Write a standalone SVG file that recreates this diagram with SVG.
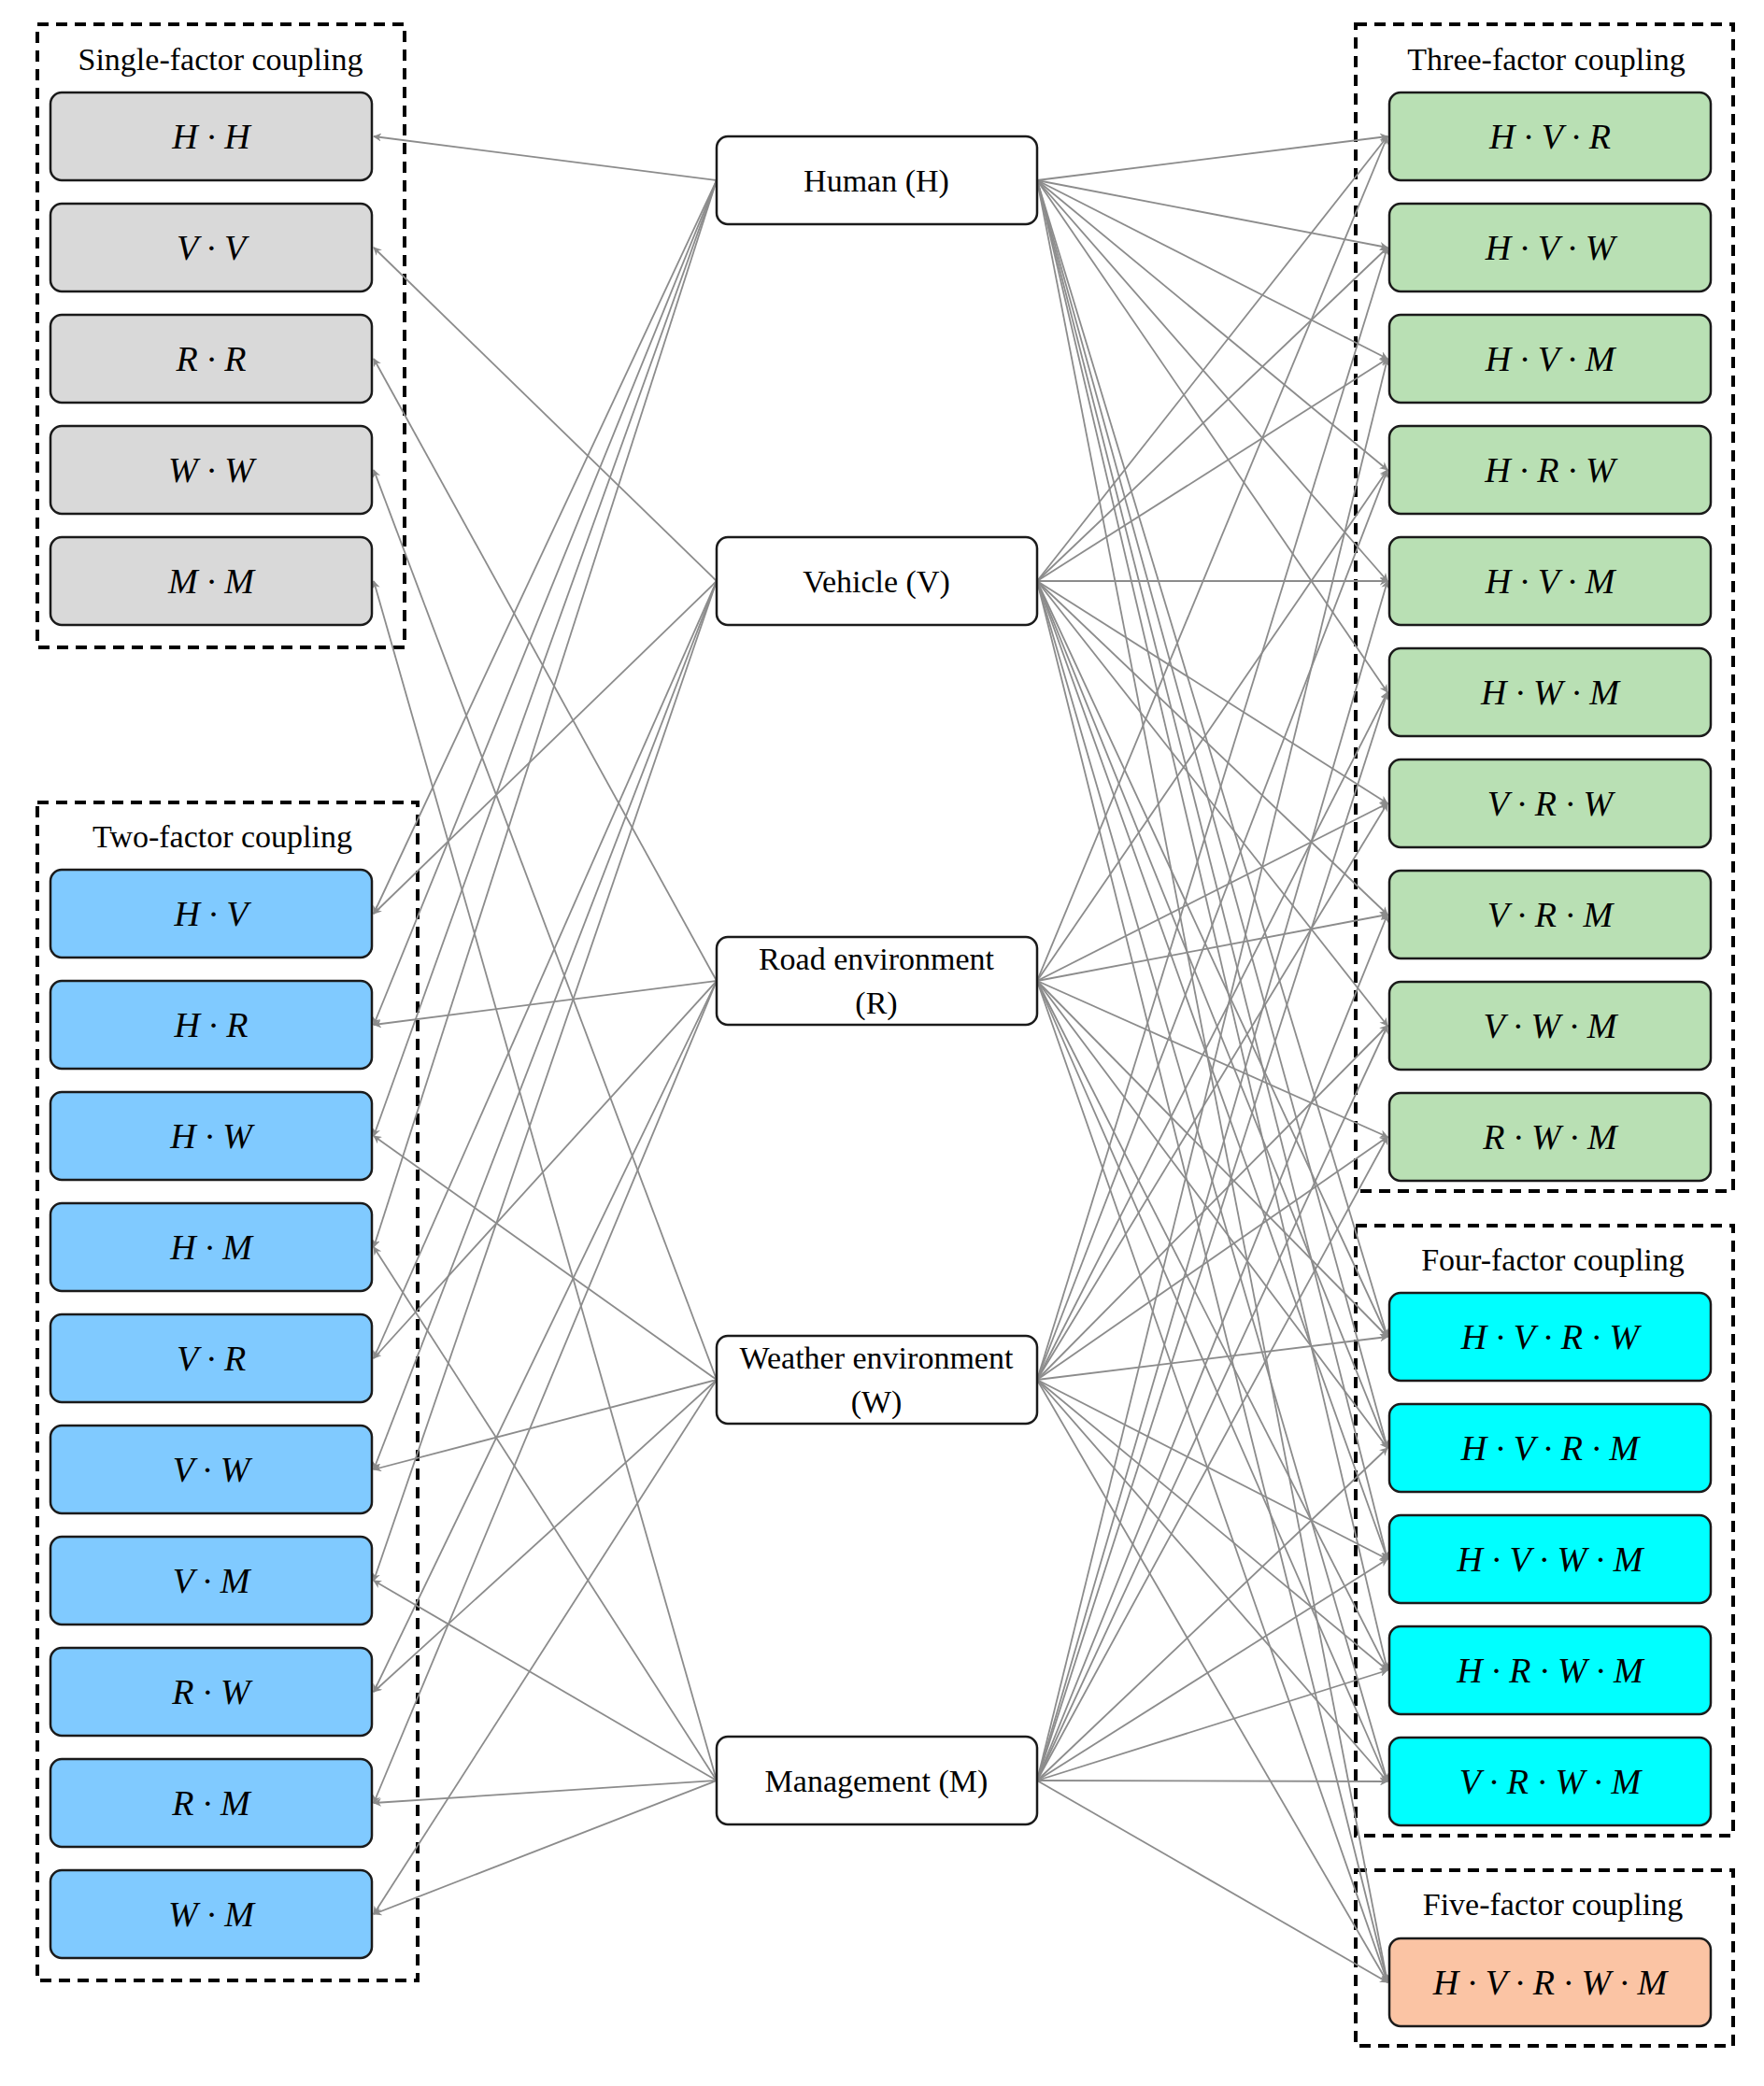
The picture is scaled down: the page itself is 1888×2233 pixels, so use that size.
<svg xmlns="http://www.w3.org/2000/svg" width="1888" height="2233" viewBox="0 0 1888 2233">
<style>
.grp{fill:none;stroke:#000;stroke-width:4;stroke-dasharray:12 8}
.n{stroke:#1a1a1a;stroke-width:2.5}
.g{fill:#d9d9d9}.b{fill:#80caff}.gr{fill:#b9e0b4}.c{fill:#00ffff}.o{fill:#fbc4a4}.w{fill:#fff}
.t{font-family:"Liberation Serif",serif;font-size:34px;text-anchor:middle;fill:#000}
.m{font-family:"Liberation Serif",serif;font-style:italic;font-size:38px;text-anchor:middle;fill:#000}
.e path{fill:none;stroke:#8c8c8c;stroke-width:1.8;marker-end:url(#a)}
</style>
<defs><marker id="a" viewBox="0 0 10 10" refX="9" refY="5" markerWidth="9" markerHeight="9" markerUnits="userSpaceOnUse" orient="auto"><path d="M0,0L10,5L0,10L3,5Z" fill="#8c8c8c"/></marker></defs>
<rect width="1888" height="2233" fill="#fff"/>
<g id="groups">
<rect class="grp" x="40" y="26" width="393" height="667"/>
<text class="t" x="236" y="75">Single-factor coupling</text>
<rect class="grp" x="40" y="859" width="407" height="1261"/>
<text class="t" x="238" y="907">Two-factor coupling</text>
<rect class="grp" x="1451" y="26" width="404" height="1249"/>
<text class="t" x="1655" y="75">Three-factor coupling</text>
<rect class="grp" x="1451" y="1312" width="404" height="653"/>
<text class="t" x="1662" y="1360">Four-factor coupling</text>
<rect class="grp" x="1451" y="2002" width="404" height="188"/>
<text class="t" x="1662" y="2050">Five-factor coupling</text>
</g>
<g class="e" id="connectors">
<path d="M767,193L400,146"/><path d="M767,193L400,978"/><path d="M767,193L400,1097"/><path d="M767,193L400,1216"/><path d="M767,193L400,1335"/>
<path d="M767,622L400,265"/><path d="M767,622L400,978"/><path d="M767,622L400,1454"/><path d="M767,622L400,1573"/><path d="M767,622L400,1692"/>
<path d="M767,1050L400,384"/><path d="M767,1050L400,1097"/><path d="M767,1050L400,1454"/><path d="M767,1050L400,1811"/><path d="M767,1050L400,1930"/>
<path d="M767,1477L400,503"/><path d="M767,1477L400,1216"/><path d="M767,1477L400,1573"/><path d="M767,1477L400,1811"/><path d="M767,1477L400,2049"/>
<path d="M767,1906L400,622"/><path d="M767,1906L400,1335"/><path d="M767,1906L400,1692"/><path d="M767,1906L400,1930"/><path d="M767,1906L400,2049"/>
<path d="M1110,193L1485,146"/><path d="M1110,193L1485,265"/><path d="M1110,193L1485,384"/><path d="M1110,193L1485,503"/><path d="M1110,193L1485,622"/><path d="M1110,193L1485,741"/>
<path d="M1110,193L1485,1431"/><path d="M1110,193L1485,1550"/><path d="M1110,193L1485,1669"/><path d="M1110,193L1485,1788"/><path d="M1110,193L1485,2122"/>
<path d="M1110,622L1485,146"/><path d="M1110,622L1485,265"/><path d="M1110,622L1485,384"/><path d="M1110,622L1485,622"/><path d="M1110,622L1485,860"/><path d="M1110,622L1485,979"/><path d="M1110,622L1485,1098"/>
<path d="M1110,622L1485,1431"/><path d="M1110,622L1485,1550"/><path d="M1110,622L1485,1669"/><path d="M1110,622L1485,1907"/><path d="M1110,622L1485,2122"/>
<path d="M1110,1050L1485,146"/><path d="M1110,1050L1485,503"/><path d="M1110,1050L1485,860"/><path d="M1110,1050L1485,979"/><path d="M1110,1050L1485,1217"/>
<path d="M1110,1050L1485,1431"/><path d="M1110,1050L1485,1550"/><path d="M1110,1050L1485,1788"/><path d="M1110,1050L1485,1907"/><path d="M1110,1050L1485,2122"/>
<path d="M1110,1477L1485,265"/><path d="M1110,1477L1485,503"/><path d="M1110,1477L1485,741"/><path d="M1110,1477L1485,860"/><path d="M1110,1477L1485,1098"/><path d="M1110,1477L1485,1217"/>
<path d="M1110,1477L1485,1431"/><path d="M1110,1477L1485,1669"/><path d="M1110,1477L1485,1788"/><path d="M1110,1477L1485,1907"/><path d="M1110,1477L1485,2122"/>
<path d="M1110,1906L1485,384"/><path d="M1110,1906L1485,622"/><path d="M1110,1906L1485,741"/><path d="M1110,1906L1485,979"/><path d="M1110,1906L1485,1098"/><path d="M1110,1906L1485,1217"/>
<path d="M1110,1906L1485,1550"/><path d="M1110,1906L1485,1669"/><path d="M1110,1906L1485,1788"/><path d="M1110,1906L1485,1907"/><path d="M1110,1906L1485,2122"/>
</g>
<g id="center">
<g id="human"><rect class="n w" x="767" y="146" width="343" height="94" rx="12"/><text class="t" x="938" y="205">Human (H)</text></g>
<g id="vehicle"><rect class="n w" x="767" y="575" width="343" height="94" rx="12"/><text class="t" x="938" y="634">Vehicle (V)</text></g>
<g id="road"><rect class="n w" x="767" y="1003" width="343" height="94" rx="12"/><text class="t" x="938" y="1038">Road environment</text><text class="t" x="938" y="1085">(R)</text></g>
<g id="weather"><rect class="n w" x="767" y="1430" width="343" height="94" rx="12"/><text class="t" x="938" y="1465">Weather environment</text><text class="t" x="938" y="1512">(W)</text></g>
<g id="management"><rect class="n w" x="767" y="1859" width="343" height="94" rx="12"/><text class="t" x="938" y="1918">Management (M)</text></g>
</g>
<g id="single">
<g id="HH"><rect class="n g" x="54" y="99" width="344" height="94" rx="12"/><text class="m" x="226" y="159">H · H</text></g>
<g id="VV"><rect class="n g" x="54" y="218" width="344" height="94" rx="12"/><text class="m" x="226" y="278">V · V</text></g>
<g id="RR"><rect class="n g" x="54" y="337" width="344" height="94" rx="12"/><text class="m" x="226" y="397">R · R</text></g>
<g id="WW"><rect class="n g" x="54" y="456" width="344" height="94" rx="12"/><text class="m" x="226" y="516">W · W</text></g>
<g id="MM"><rect class="n g" x="54" y="575" width="344" height="94" rx="12"/><text class="m" x="226" y="635">M · M</text></g>
</g>
<g id="two">
<g id="HV"><rect class="n b" x="54" y="931" width="344" height="94" rx="12"/><text class="m" x="226" y="991">H · V</text></g>
<g id="HR"><rect class="n b" x="54" y="1050" width="344" height="94" rx="12"/><text class="m" x="226" y="1110">H · R</text></g>
<g id="HW"><rect class="n b" x="54" y="1169" width="344" height="94" rx="12"/><text class="m" x="226" y="1229">H · W</text></g>
<g id="HM"><rect class="n b" x="54" y="1288" width="344" height="94" rx="12"/><text class="m" x="226" y="1348">H · M</text></g>
<g id="VR"><rect class="n b" x="54" y="1407" width="344" height="94" rx="12"/><text class="m" x="226" y="1467">V · R</text></g>
<g id="VW"><rect class="n b" x="54" y="1526" width="344" height="94" rx="12"/><text class="m" x="226" y="1586">V · W</text></g>
<g id="VM"><rect class="n b" x="54" y="1645" width="344" height="94" rx="12"/><text class="m" x="226" y="1705">V · M</text></g>
<g id="RW"><rect class="n b" x="54" y="1764" width="344" height="94" rx="12"/><text class="m" x="226" y="1824">R · W</text></g>
<g id="RM"><rect class="n b" x="54" y="1883" width="344" height="94" rx="12"/><text class="m" x="226" y="1943">R · M</text></g>
<g id="WM"><rect class="n b" x="54" y="2002" width="344" height="94" rx="12"/><text class="m" x="226" y="2062">W · M</text></g>
</g>
<g id="three">
<g id="HVR"><rect class="n gr" x="1487" y="99" width="344" height="94" rx="12"/><text class="m" x="1659" y="159">H · V · R</text></g>
<g id="HVW"><rect class="n gr" x="1487" y="218" width="344" height="94" rx="12"/><text class="m" x="1659" y="278">H · V · W</text></g>
<g id="HVM1"><rect class="n gr" x="1487" y="337" width="344" height="94" rx="12"/><text class="m" x="1659" y="397">H · V · M</text></g>
<g id="HRW"><rect class="n gr" x="1487" y="456" width="344" height="94" rx="12"/><text class="m" x="1659" y="516">H · R · W</text></g>
<g id="HVM2"><rect class="n gr" x="1487" y="575" width="344" height="94" rx="12"/><text class="m" x="1659" y="635">H · V · M</text></g>
<g id="HWM"><rect class="n gr" x="1487" y="694" width="344" height="94" rx="12"/><text class="m" x="1659" y="754">H · W · M</text></g>
<g id="VRW"><rect class="n gr" x="1487" y="813" width="344" height="94" rx="12"/><text class="m" x="1659" y="873">V · R · W</text></g>
<g id="VRM"><rect class="n gr" x="1487" y="932" width="344" height="94" rx="12"/><text class="m" x="1659" y="992">V · R · M</text></g>
<g id="VWM"><rect class="n gr" x="1487" y="1051" width="344" height="94" rx="12"/><text class="m" x="1659" y="1111">V · W · M</text></g>
<g id="RWM"><rect class="n gr" x="1487" y="1170" width="344" height="94" rx="12"/><text class="m" x="1659" y="1230">R · W · M</text></g>
</g>
<g id="four">
<g id="HVRW"><rect class="n c" x="1487" y="1384" width="344" height="94" rx="12"/><text class="m" x="1659" y="1444">H · V · R · W</text></g>
<g id="HVRM"><rect class="n c" x="1487" y="1503" width="344" height="94" rx="12"/><text class="m" x="1659" y="1563">H · V · R · M</text></g>
<g id="HVWM"><rect class="n c" x="1487" y="1622" width="344" height="94" rx="12"/><text class="m" x="1659" y="1682">H · V · W · M</text></g>
<g id="HRWM"><rect class="n c" x="1487" y="1741" width="344" height="94" rx="12"/><text class="m" x="1659" y="1801">H · R · W · M</text></g>
<g id="VRWM"><rect class="n c" x="1487" y="1860" width="344" height="94" rx="12"/><text class="m" x="1659" y="1920">V · R · W · M</text></g>
</g>
<g id="five">
<g id="HVRWM"><rect class="n o" x="1487" y="2075" width="344" height="94" rx="12"/><text class="m" x="1659" y="2135">H · V · R · W · M</text></g>
</g>
</svg>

◆ **What this task involves**: Your answer should be one number: the count of lines in the data above that include the word "size".

◆ **Written response**: 3